Everyone is a VIP
One of the biggest trademarks of Walt Disney World is the fact that everyone is treated as a VIP. Cast members (employees), regardless of what level position they hold, are on a first-name basis with each other. Although there is a hierarchy in management, it is hard to figure out, as everyone has some say. Similarly, every guest who enters the park is made to feel welcome and even more, that they are a VIP. When Carin and I took Kylie, she was constantly called “Princess” wherever we went, and boys are called “Prince.” Cast members make it an effort to learn your name and conversate using your name. If something goes wrong, they go out of the way to make sure it is made up for – that you are pleased and satisfied despite the mishap. Disney truly is, at least in my opinion, the Customer Service King.
Shouldn’t that be how the Church is?
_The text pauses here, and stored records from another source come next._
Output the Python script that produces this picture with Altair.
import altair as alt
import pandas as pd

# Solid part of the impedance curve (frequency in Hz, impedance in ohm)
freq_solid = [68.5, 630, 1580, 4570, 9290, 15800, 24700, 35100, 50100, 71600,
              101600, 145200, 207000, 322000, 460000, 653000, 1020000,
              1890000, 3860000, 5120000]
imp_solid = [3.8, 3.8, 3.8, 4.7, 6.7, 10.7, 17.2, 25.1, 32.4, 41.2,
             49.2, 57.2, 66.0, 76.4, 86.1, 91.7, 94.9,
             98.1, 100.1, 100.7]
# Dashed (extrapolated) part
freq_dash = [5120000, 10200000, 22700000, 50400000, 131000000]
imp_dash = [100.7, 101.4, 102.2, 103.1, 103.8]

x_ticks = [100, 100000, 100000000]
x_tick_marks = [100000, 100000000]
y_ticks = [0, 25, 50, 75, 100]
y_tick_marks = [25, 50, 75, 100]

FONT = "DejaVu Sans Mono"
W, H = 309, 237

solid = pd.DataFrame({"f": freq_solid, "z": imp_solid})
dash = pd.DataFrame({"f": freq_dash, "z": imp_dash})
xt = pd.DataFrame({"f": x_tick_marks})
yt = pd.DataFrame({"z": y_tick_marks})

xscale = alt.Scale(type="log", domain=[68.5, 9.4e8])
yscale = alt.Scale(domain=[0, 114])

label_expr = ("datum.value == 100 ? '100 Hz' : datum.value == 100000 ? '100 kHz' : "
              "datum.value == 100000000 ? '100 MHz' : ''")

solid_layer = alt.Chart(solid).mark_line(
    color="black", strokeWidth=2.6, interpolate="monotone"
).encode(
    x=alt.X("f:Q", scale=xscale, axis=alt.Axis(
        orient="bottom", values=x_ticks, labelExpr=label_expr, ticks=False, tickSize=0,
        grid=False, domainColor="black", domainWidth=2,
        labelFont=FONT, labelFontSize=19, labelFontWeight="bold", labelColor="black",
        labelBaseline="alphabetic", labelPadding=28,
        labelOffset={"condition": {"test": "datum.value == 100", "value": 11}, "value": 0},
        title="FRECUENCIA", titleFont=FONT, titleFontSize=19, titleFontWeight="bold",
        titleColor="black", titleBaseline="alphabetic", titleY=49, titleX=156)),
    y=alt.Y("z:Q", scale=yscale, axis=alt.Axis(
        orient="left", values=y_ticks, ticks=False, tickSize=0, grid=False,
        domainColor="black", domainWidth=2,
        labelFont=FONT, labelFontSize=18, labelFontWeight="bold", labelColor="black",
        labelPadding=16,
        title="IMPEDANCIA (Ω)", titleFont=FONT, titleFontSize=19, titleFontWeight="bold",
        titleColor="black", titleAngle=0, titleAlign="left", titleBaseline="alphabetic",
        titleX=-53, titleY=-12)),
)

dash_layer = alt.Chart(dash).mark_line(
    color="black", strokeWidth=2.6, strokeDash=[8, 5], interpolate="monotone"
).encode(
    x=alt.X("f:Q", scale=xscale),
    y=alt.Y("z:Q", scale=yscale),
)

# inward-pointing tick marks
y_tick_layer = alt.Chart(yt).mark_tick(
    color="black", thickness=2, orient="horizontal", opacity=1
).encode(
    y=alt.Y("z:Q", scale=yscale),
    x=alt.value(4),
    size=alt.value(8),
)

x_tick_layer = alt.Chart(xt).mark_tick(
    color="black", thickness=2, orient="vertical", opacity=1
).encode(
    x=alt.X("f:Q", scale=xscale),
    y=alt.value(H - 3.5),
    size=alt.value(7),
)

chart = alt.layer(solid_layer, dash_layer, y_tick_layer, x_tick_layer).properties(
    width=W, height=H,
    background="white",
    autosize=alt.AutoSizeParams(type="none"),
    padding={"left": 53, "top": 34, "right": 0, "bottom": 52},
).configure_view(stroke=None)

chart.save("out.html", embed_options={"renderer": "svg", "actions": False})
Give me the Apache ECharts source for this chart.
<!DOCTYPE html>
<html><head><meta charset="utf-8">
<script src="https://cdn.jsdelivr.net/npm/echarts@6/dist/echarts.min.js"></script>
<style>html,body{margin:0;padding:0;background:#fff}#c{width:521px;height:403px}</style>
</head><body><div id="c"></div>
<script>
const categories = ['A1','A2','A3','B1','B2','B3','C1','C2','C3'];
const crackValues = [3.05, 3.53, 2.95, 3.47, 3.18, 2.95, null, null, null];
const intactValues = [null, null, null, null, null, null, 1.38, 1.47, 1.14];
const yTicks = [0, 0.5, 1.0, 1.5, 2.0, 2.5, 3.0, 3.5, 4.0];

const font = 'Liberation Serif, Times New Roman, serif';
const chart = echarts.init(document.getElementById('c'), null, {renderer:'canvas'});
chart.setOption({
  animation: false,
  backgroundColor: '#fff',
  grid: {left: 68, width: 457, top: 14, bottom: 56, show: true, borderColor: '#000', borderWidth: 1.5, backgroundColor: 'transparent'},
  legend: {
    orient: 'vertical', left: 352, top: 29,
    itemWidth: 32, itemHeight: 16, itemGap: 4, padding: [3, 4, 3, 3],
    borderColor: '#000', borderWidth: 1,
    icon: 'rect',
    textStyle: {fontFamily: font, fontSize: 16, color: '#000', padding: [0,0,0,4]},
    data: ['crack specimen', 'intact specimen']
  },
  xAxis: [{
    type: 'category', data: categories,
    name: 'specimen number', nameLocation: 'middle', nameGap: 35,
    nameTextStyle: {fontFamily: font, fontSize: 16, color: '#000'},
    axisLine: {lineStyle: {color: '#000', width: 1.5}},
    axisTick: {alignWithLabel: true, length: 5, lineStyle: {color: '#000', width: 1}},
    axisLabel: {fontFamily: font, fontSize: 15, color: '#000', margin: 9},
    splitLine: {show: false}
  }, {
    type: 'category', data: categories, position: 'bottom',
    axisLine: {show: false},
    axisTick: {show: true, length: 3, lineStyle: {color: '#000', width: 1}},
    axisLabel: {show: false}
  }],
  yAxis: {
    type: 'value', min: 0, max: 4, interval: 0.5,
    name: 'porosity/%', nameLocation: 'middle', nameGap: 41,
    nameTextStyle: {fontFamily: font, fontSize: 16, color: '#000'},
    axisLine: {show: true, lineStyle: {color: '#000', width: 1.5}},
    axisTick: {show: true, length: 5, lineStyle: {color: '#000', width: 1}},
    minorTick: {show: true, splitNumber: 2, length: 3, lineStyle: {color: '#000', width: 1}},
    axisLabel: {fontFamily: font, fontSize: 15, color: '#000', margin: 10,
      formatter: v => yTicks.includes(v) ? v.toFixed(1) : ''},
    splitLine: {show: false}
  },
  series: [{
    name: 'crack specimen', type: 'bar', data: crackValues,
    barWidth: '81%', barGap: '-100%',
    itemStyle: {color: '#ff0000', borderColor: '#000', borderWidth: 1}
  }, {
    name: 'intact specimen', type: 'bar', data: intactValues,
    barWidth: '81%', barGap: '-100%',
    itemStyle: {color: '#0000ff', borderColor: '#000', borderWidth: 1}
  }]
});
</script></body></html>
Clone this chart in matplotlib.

Shouldn’t everyone who walks through the doors of a church feel like a VIP? Shouldn’t we go out of the way to share God’s love with one another? Shouldn’t we go all out to spread God’s grace to those who have not yet experienced it? I think we all would agree that the answers to these questions are a resounding “YES!” And yet, I think far too often we fail at this. In the Book of Hebrews, we are implored to always show mutual love and to never neglect hospitality; for we never know when that stranger may be an angel in disguise. Yes, as the Church, we need to be like Disney and practice radical hospitality by treating everyone like a VIP. For every person in the church and the community has value, and if we remember this truth, we are well on our way to carrying out our common mission – to “make disciples of all nations, baptizing them in the name of the Father and of the Son and of the Holy Spirit” (“The Great Commission” – Matthew 28:19, NRSV).